早稲田大学が光駆動有機結晶の発生力を3.7倍向上させ、条件探索を73倍効率化する新手法を発表しました。
要約すると早稲田大学の研究グループは、2025年4月に光駆動有機結晶の発生力を大幅に向上させる新しい手法を発表しました。
この研究では、分子設計と実験条件の最適化に機械学習を活用し、効率的な条件探索を実現しました。
特に注目されたのは「サリチリデンアミン分子」で、実験の結果、発生力が従来の3.7倍に増加し、条件探索の効率は73倍にも達しました。
光駆動有機結晶は軽量で遠隔制御が可能なアクチュエーターとしての応用が期待されていますが、実用化には発生力の向上が不可欠でした。
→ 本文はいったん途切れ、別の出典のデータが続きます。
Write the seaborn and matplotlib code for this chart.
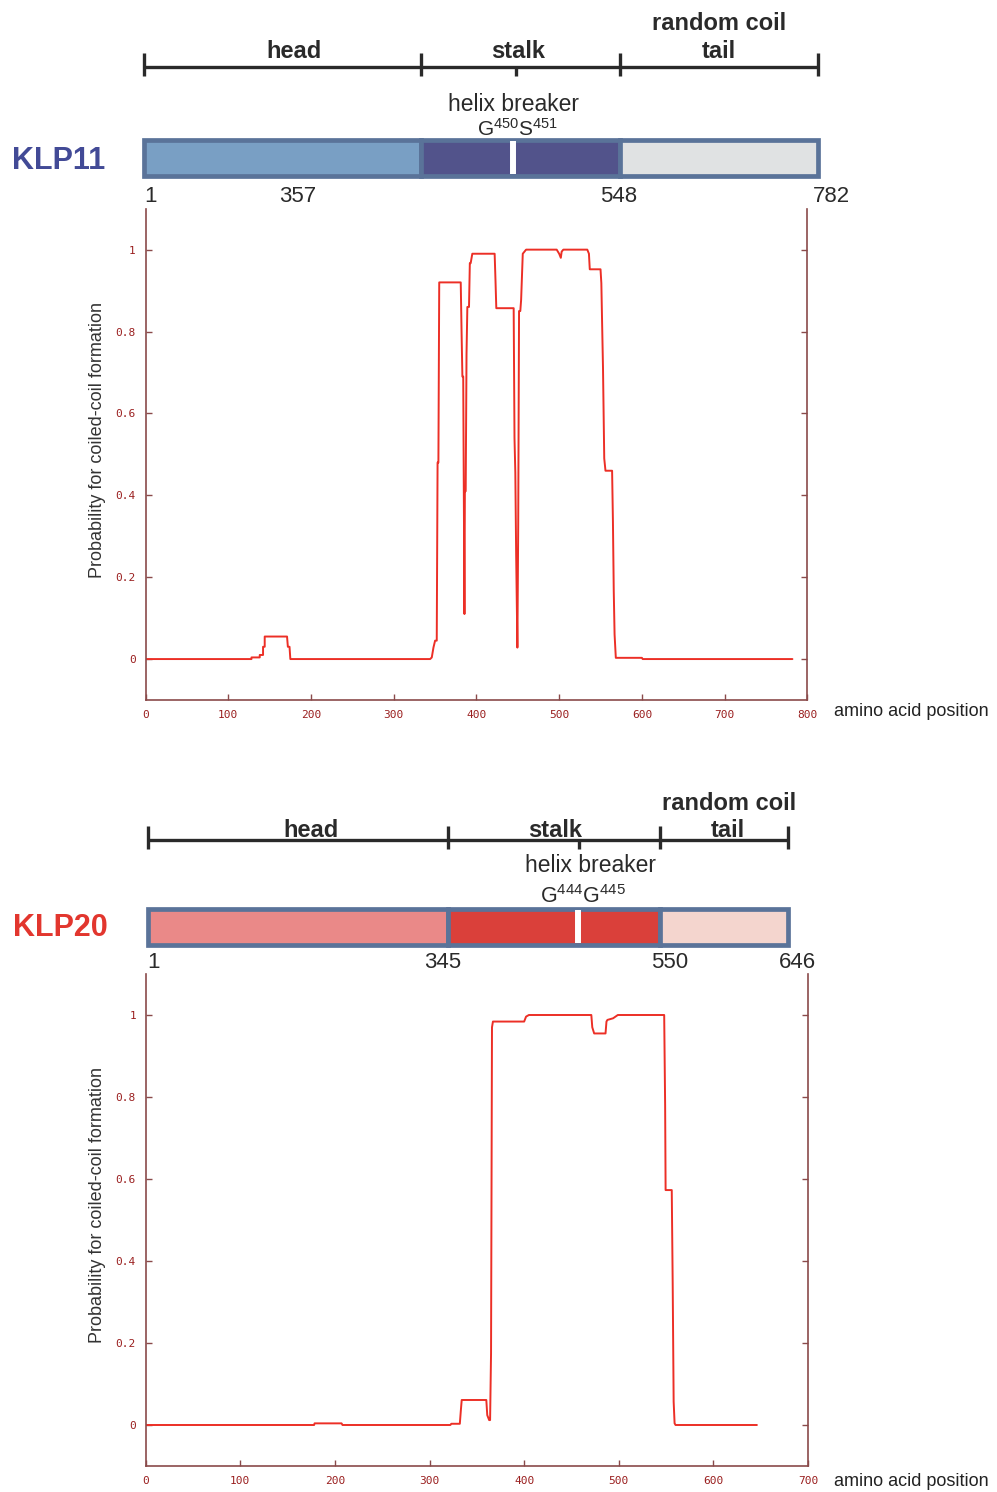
import numpy as np
import pandas as pd
import seaborn as sns
import matplotlib.pyplot as plt

# ---- data ----
# KLP11 coiled-coil probability (residue, probability)
klp11_pos = [1, 128, 128, 138, 138, 142, 142, 144, 144, 171, 172, 174, 175,
             344, 346, 348, 350, 352, 353, 354, 355, 381, 382, 383, 384, 385.5,
             386, 387, 388, 389, 391, 392, 393, 395, 422, 423, 424, 445, 446,
             447, 448, 449.5, 450.5, 451.5, 453, 454, 456, 460, 497, 500, 502,
             503, 505, 534, 536, 537, 550, 551, 552, 553, 554.5, 556, 564, 565,
             566, 567, 568.5, 600, 601, 782]
klp11_prob = [0.0, 0.0, 0.004, 0.004, 0.01, 0.01, 0.03, 0.03, 0.055, 0.055, 0.03, 0.03, 0.0,
              0.0, 0.004, 0.028, 0.045, 0.045, 0.48, 0.48, 0.92, 0.92, 0.80, 0.69, 0.69, 0.11,
              0.41, 0.41, 0.745, 0.86, 0.86, 0.967, 0.967, 0.99, 0.99, 0.926, 0.857, 0.857, 0.54,
              0.455, 0.256, 0.028, 0.33, 0.85, 0.85, 0.877, 0.99, 1.0, 1.0, 0.99, 0.98,
              0.995, 1.0, 1.0, 0.99, 0.952, 0.952, 0.918, 0.813, 0.711, 0.49, 0.46, 0.46, 0.337,
              0.166, 0.06, 0.003, 0.003, 0.0, 0.0]

# KLP20 coiled-coil probability
klp20_pos = [1, 178, 178.5, 207, 208, 322, 323, 332, 333, 334, 360, 361, 363, 364,
             365, 366, 367, 400, 402, 405, 471, 472, 474, 486, 487, 488, 494, 499,
             548, 549, 549.5, 556, 557, 558, 559, 560, 646]
klp20_prob = [0.0, 0.0, 0.004, 0.004, 0.0, 0.0, 0.003, 0.003, 0.033, 0.061, 0.061, 0.024, 0.012, 0.012,
              0.175, 0.97, 0.984, 0.984, 0.996, 1.0, 1.0, 0.97, 0.955, 0.955, 0.984, 0.988, 0.992, 1.0,
              1.0, 0.78, 0.573, 0.573, 0.342, 0.057, 0.004, 0.0, 0.0]

# domain schematics (boundaries as drawn in the schematic, residue scale)
klp11_length = 782
klp11_bounds = [0, 321, 552, 782]
klp11_breaker = 428
klp11_colors = ['#799fc4', '#52538b', '#e0e2e3']
klp11_numbers = ['1', '357', '548', '782']

klp20_length = 646
klp20_bounds = [0, 303, 517, 646]
klp20_breaker = 434
klp20_colors = ['#ea8988', '#da403a', '#f4d5ce']
klp20_numbers = ['1', '345', '550', '646']

domain_names = ['head', 'stalk', 'tail']

y_ticks = [0, 0.2, 0.4, 0.6, 0.8, 1]
y_ticklabels = ['0', '0.2', '0.4', '0.6', '0.8', '1']

# ---- style ----
W, H = 997, 1492
sns.set_style('white')
plt.rcParams['font.family'] = ['Liberation Sans', 'DejaVu Sans']
plt.rcParams['mathtext.fontset'] = 'custom'
plt.rcParams['mathtext.rm'] = 'Liberation Sans'

spine_col = '#8a4a4a'
tick_col = '#9a1f1f'
line_red = '#ec2f26'
border = '#5a7399'
dark = '#2a2a2a'

fig = plt.figure(figsize=(W / 100, H / 100), dpi=100)


def ftxt(x, y, s, **kw):
    # place text at pixel position of the figure
    fig.text(x / W, 1 - y / H, s, **kw)


def profile(rect, pos, prob, xmax, xlabel_y):
    ax = fig.add_axes(rect)
    df = pd.DataFrame({'pos': pos, 'prob': prob})
    sns.lineplot(data=df, x='pos', y='prob', ax=ax, sort=False, estimator=None,
                 color=line_red, linewidth=1.4)
    ax.set_xlim(0, xmax)
    ax.set_ylim(-0.1, 1.1)
    ax.set_xticks(np.arange(0, xmax + 1, 100))
    ax.set_yticks(y_ticks)
    ax.set_yticklabels(y_ticklabels)
    for lab in ax.get_xticklabels() + ax.get_yticklabels():
        lab.set_fontfamily('DejaVu Sans Mono')
        lab.set_fontsize(8)
        lab.set_color(tick_col)
    ax.tick_params(axis='both', direction='in', length=4, width=1, color=spine_col, pad=7)
    ax.tick_params(axis='y', right=True, left=True)
    ax.tick_params(axis='x', bottom=True, top=False)
    ax.spines['top'].set_visible(False)
    for s in ['left', 'right', 'bottom']:
        ax.spines[s].set_color(spine_col)
        ax.spines[s].set_linewidth(1.2)
    ax.set_xlabel('')
    ax.set_ylabel('Probability for coiled-coil formation', fontsize=13, color='#333333')
    ax.yaxis.set_label_coords(-0.06, 0.53)
    ftxt(834, xlabel_y, 'amino acid position', fontsize=13, color='#222222', va='center')
    return ax


def schematic(rect, ylim, length, bounds, breaker, mid_tick, colors, line_y, bar_y):
    ax = fig.add_axes(rect)
    ax.set_xlim(0, length)
    ax.set_ylim(*ylim)
    ax.axis('off')
    for start, end, c in zip(bounds[:-1], bounds[1:], colors):
        ax.barh(bar_y, end - start, left=start, height=36, color=c,
                edgecolor=border, linewidth=3.4, clip_on=False)
    ax.vlines(breaker, bar_y - 16.5, bar_y + 16.5, color='white', lw=4.3, clip_on=False)
    ax.hlines(line_y, 0, length, color=dark, lw=2.4, clip_on=False)
    ax.vlines(bounds, line_y - 14, line_y + 9, color=dark, lw=2.4, clip_on=False)
    ax.vlines(mid_tick, line_y, line_y + 9, color=dark, lw=2.4, clip_on=False)
    return ax


# ---- KLP11 ----
schematic([144 / W, 1 - 210 / H, 674 / W, 210 / H], (210, 0), klp11_length,
          klp11_bounds, klp11_breaker, 432, klp11_colors, 67, 157.5)
bold = dict(fontsize=17, fontweight='bold', color=dark, ha='center', va='baseline')
ftxt(719, 30, 'random coil', **bold)
for name, x in zip(domain_names, [294, 518, 719]):
    ftxt(x, 58, name, **bold)
ftxt(514, 111, 'helix breaker', fontsize=16.5, color=dark, ha='center', va='baseline')
ftxt(518, 136, r'$\mathrm{G^{450}S^{451}}$', fontsize=15, color=dark, ha='center', va='baseline')
for s, x in zip(klp11_numbers, [150, 298, 619, 831]):
    ftxt(x, 202, s, fontsize=16, color=dark, ha='center', va='baseline')
ftxt(59, 161, 'KLP11', fontsize=22, fontweight='bold', color='#424a96', ha='center', va='center')

profile([145.6 / W, 1 - 700 / H, 661.7 / W, 491.3 / H], klp11_pos, klp11_prob, 800, 711)

# ---- KLP20 ----
schematic([148 / W, 1 - 980 / H, 640 / W, 200 / H], (980, 780), klp20_length,
          klp20_bounds, klp20_breaker, 435, klp20_colors, 840, 926.5)
ftxt(729, 810, 'random coil', **bold)
for name, x in zip(domain_names, [311, 555, 728]):
    ftxt(x, 837, name, **bold)
ftxt(590, 872, 'helix breaker', fontsize=16.5, color=dark, ha='center', va='baseline')
ftxt(583, 903, r'$\mathrm{G^{444}G^{445}}$', fontsize=15.5, color=dark, ha='center', va='baseline')
for s, x in zip(klp20_numbers, [153, 443, 670, 797]):
    ftxt(x, 968, s, fontsize=16, color=dark, ha='center', va='baseline')
ftxt(60, 928, 'KLP20', fontsize=22, fontweight='bold', color='#e2362e', ha='center', va='center')

profile([145.7 / W, 1 - 1466 / H, 662.3 / W, 492 / H], klp20_pos, klp20_prob, 700, 1481)

fig.savefig('out.png', dpi=100, facecolor='white')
これまでの方法では、結晶の物性やサイズ、光強度などが発生力に影響を与えるため、最適な条件を見つけることが難しいとされていました。
研究チームは「LASSO回帰」と「ベイズ最適化」の2つの機械学習手法を用いて、分子の部分構造や実験条件を最適化しました。
LASSO回帰では、ヤング率に影響を与える分子の部分構造を分析し、水素結合を形成する部分を正の相関因子、ベンゼン環とハロゲンを負の相関因子として特定しました。
この知見に基づき、さまざまなヤング率と結晶サイズを持つサリチリデンアミン分子の設計が容易になりました。
その後、ベイズ最適化を用いて発生力を最大化するための実験条件を探索し、合計110回の測定を行った結果、37.0mNという発生力を得ることに成功しました。
この研究成果は、早稲田大学の谷口卓也准教授、朝日透教授、そして石崎一輝氏によるものであり、今後の光駆動有機結晶の実用化に向けた重要なステップとなるでしょう。